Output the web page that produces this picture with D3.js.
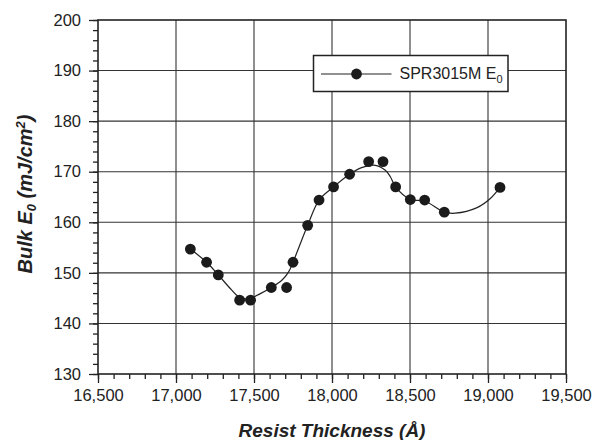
<!DOCTYPE html>
<html>
<head>
<meta charset="utf-8">
<script src="https://cdn.jsdelivr.net/npm/d3@7"></script>
<style>
    body { margin: 0; background: #fff; }
    .chart text { font-family: "Liberation Sans", Arial, Helvetica, sans-serif; fill: #222; }
</style>
</head>
<body>
<div class="chart"></div>
<script>
// measured points
var thickness = [17092, 17196, 17271, 17408, 17478, 17611, 17709, 17750, 17844, 17917,
                 18010, 18113, 18235, 18327, 18408, 18502, 18594, 18720, 19077];
var bulkE0 = [154.7, 152.1, 149.6, 144.6, 144.6, 147.1, 147.1, 152.1, 159.4, 164.4,
              167.0, 169.5, 172.0, 172.0, 167.0, 164.5, 164.4, 162.0, 166.9];

// smoothed fit curve
var fitThickness = [17092, 17196, 17271, 17348, 17400, 17460, 17541, 17611, 17680, 17722,
                    17750, 17844, 17917, 18010, 18113, 18190, 18267, 18342, 18374, 18408,
                    18502, 18594, 18720, 18790, 18930, 19015, 19077];
var fitE0 = [154.7, 152.1, 149.6, 146.9, 145.3, 144.8, 145.9, 147.1, 148.6, 150.2,
             152.1, 159.4, 164.4, 167.0, 169.5, 170.8, 171.3, 170.3, 169.0, 167.0,
             164.5, 164.2, 162.0, 161.8, 162.9, 164.7, 166.9];

var xTicks = [16500, 17000, 17500, 18000, 18500, 19000, 19500];
var yTicks = [130, 140, 150, 160, 170, 180, 190, 200];
var seriesName = "SPR3015M E";

var margin = {top: 20, right: 34, bottom: 66, left: 98},
    width = 600 - margin.left - margin.right,
    height = 440 - margin.top - margin.bottom;

var x = d3.scaleLinear().domain([16500, 19500]).range([0, width]);
var y = d3.scaleLinear().domain([130, 200]).range([height, 0]);

var svg = d3.select(".chart").append("svg")
    .attr("width", 600)
    .attr("height", 440)
    .append("g")
    .attr("transform", "translate(" + margin.left + "," + margin.top + ")");

// grid
svg.append("g")
    .selectAll("line")
    .data(xTicks.slice(1, -1))
    .join("line")
    .attr("x1", function(d) { return x(d); })
    .attr("x2", function(d) { return x(d); })
    .attr("y1", 0)
    .attr("y2", height)
    .attr("stroke", "#333")
    .attr("stroke-width", 1.1);

svg.append("g")
    .selectAll("line")
    .data(yTicks.slice(1, -1))
    .join("line")
    .attr("x1", 0)
    .attr("x2", width)
    .attr("y1", function(d) { return y(d); })
    .attr("y2", function(d) { return y(d); })
    .attr("stroke", "#333")
    .attr("stroke-width", 1.1);

// minor ticks
var xMinor = d3.axisBottom(x).tickValues(d3.range(16500, 19501, 100)).tickSize(5).tickFormat("");
var yMinor = d3.axisLeft(y).tickValues(d3.range(130, 201, 2)).tickSize(5).tickFormat("");

svg.append("g")
    .attr("transform", "translate(0," + height + ")")
    .call(xMinor)
    .call(function(g) { g.select(".domain").remove(); });
svg.append("g")
    .call(yMinor)
    .call(function(g) { g.select(".domain").remove(); });

var xAxis = d3.axisBottom(x).tickValues(xTicks).tickSize(9).tickPadding(6)
    .tickFormat(d3.format(","));
var yAxis = d3.axisLeft(y).tickValues(yTicks).tickSize(9).tickPadding(8);

svg.append("g")
    .attr("class", "x axis")
    .attr("transform", "translate(0," + height + ")")
    .call(xAxis);

svg.append("g")
    .attr("class", "y axis")
    .call(yAxis);

svg.selectAll(".axis text").style("font-size", "16.5px");
svg.selectAll(".tick line").attr("stroke", "#222").attr("stroke-width", 1.3);
svg.selectAll(".domain").remove();

// frame
svg.append("rect")
    .attr("width", width)
    .attr("height", height)
    .attr("fill", "none")
    .attr("stroke", "#222")
    .attr("stroke-width", 1.6);

// fit curve
var fit = fitThickness.map(function(d, i) { return [d, fitE0[i]]; });
var line = d3.line()
    .x(function(d) { return x(d[0]); })
    .y(function(d) { return y(d[1]); })
    .curve(d3.curveCatmullRom.alpha(0.5));

svg.append("path")
    .datum(fit)
    .attr("d", line)
    .attr("fill", "none")
    .attr("stroke", "#222")
    .attr("stroke-width", 1.2);

svg.append("g")
    .selectAll("circle")
    .data(thickness)
    .join("circle")
    .attr("cx", function(d) { return x(d); })
    .attr("cy", function(d, i) { return y(bulkE0[i]); })
    .attr("r", 5.4)
    .attr("fill", "#1b1b1b");

// legend
var legend = svg.append("g")
    .attr("transform", "translate(" + (313.5 - margin.left) + "," + (55.5 - margin.top) + ")");

legend.append("rect")
    .attr("width", 194.5)
    .attr("height", 36)
    .attr("fill", "#fff")
    .attr("stroke", "#222")
    .attr("stroke-width", 1.5);

legend.append("line")
    .attr("x1", 7.5).attr("x2", 78)
    .attr("y1", 18.5).attr("y2", 18.5)
    .attr("stroke", "#222")
    .attr("stroke-width", 1.2);

legend.append("circle")
    .attr("cx", 43).attr("cy", 18.5)
    .attr("r", 5.4)
    .attr("fill", "#1b1b1b");

var lt = legend.append("text")
    .attr("x", 86)
    .attr("y", 23)
    .style("font-size", "16px")
    .text(seriesName);
lt.append("tspan")
    .attr("dy", 4)
    .style("font-size", "11px")
    .text("0");

// axis titles
svg.append("text")
    .attr("x", width / 2)
    .attr("y", height + 63)
    .style("text-anchor", "middle")
    .style("font-size", "19px")
    .style("font-weight", "bold")
    .style("font-style", "italic")
    .text("Resist Thickness (\u00c5)");

var yt = svg.append("text")
    .attr("transform", "translate(" + (32 - margin.left) + "," + (194 - margin.top) + ") rotate(-90)")
    .style("text-anchor", "middle")
    .style("font-size", "20px")
    .style("font-weight", "bold")
    .style("font-style", "italic");
yt.append("tspan").text("Bulk E");
yt.append("tspan").attr("dy", 4).style("font-size", "13px").text("0");
yt.append("tspan").attr("dy", -4).text(" (mJ/cm");
yt.append("tspan").attr("dy", -7).style("font-size", "13px").text("2");
yt.append("tspan").attr("dy", 7).text(")");
</script>
</body>
</html>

+ + + +

[Instructions to follow]: The lines from the start of the data through the line that contains "167.0, 169.5, 172.0, 172.0, 167.0, 164.5, 164.4, 162.0, 166.9];" are to be returned exactly, please, with both ends included and every picture left out.

[The output]:
Output the web page that produces this picture with D3.js.
<!DOCTYPE html>
<html>
<head>
<meta charset="utf-8">
<script src="https://cdn.jsdelivr.net/npm/d3@7"></script>
<style>
    body { margin: 0; background: #fff; }
    .chart text { font-family: "Liberation Sans", Arial, Helvetica, sans-serif; fill: #222; }
</style>
</head>
<body>
<div class="chart"></div>
<script>
// measured points
var thickness = [17092, 17196, 17271, 17408, 17478, 17611, 17709, 17750, 17844, 17917,
                 18010, 18113, 18235, 18327, 18408, 18502, 18594, 18720, 19077];
var bulkE0 = [154.7, 152.1, 149.6, 144.6, 144.6, 147.1, 147.1, 152.1, 159.4, 164.4,
              167.0, 169.5, 172.0, 172.0, 167.0, 164.5, 164.4, 162.0, 166.9];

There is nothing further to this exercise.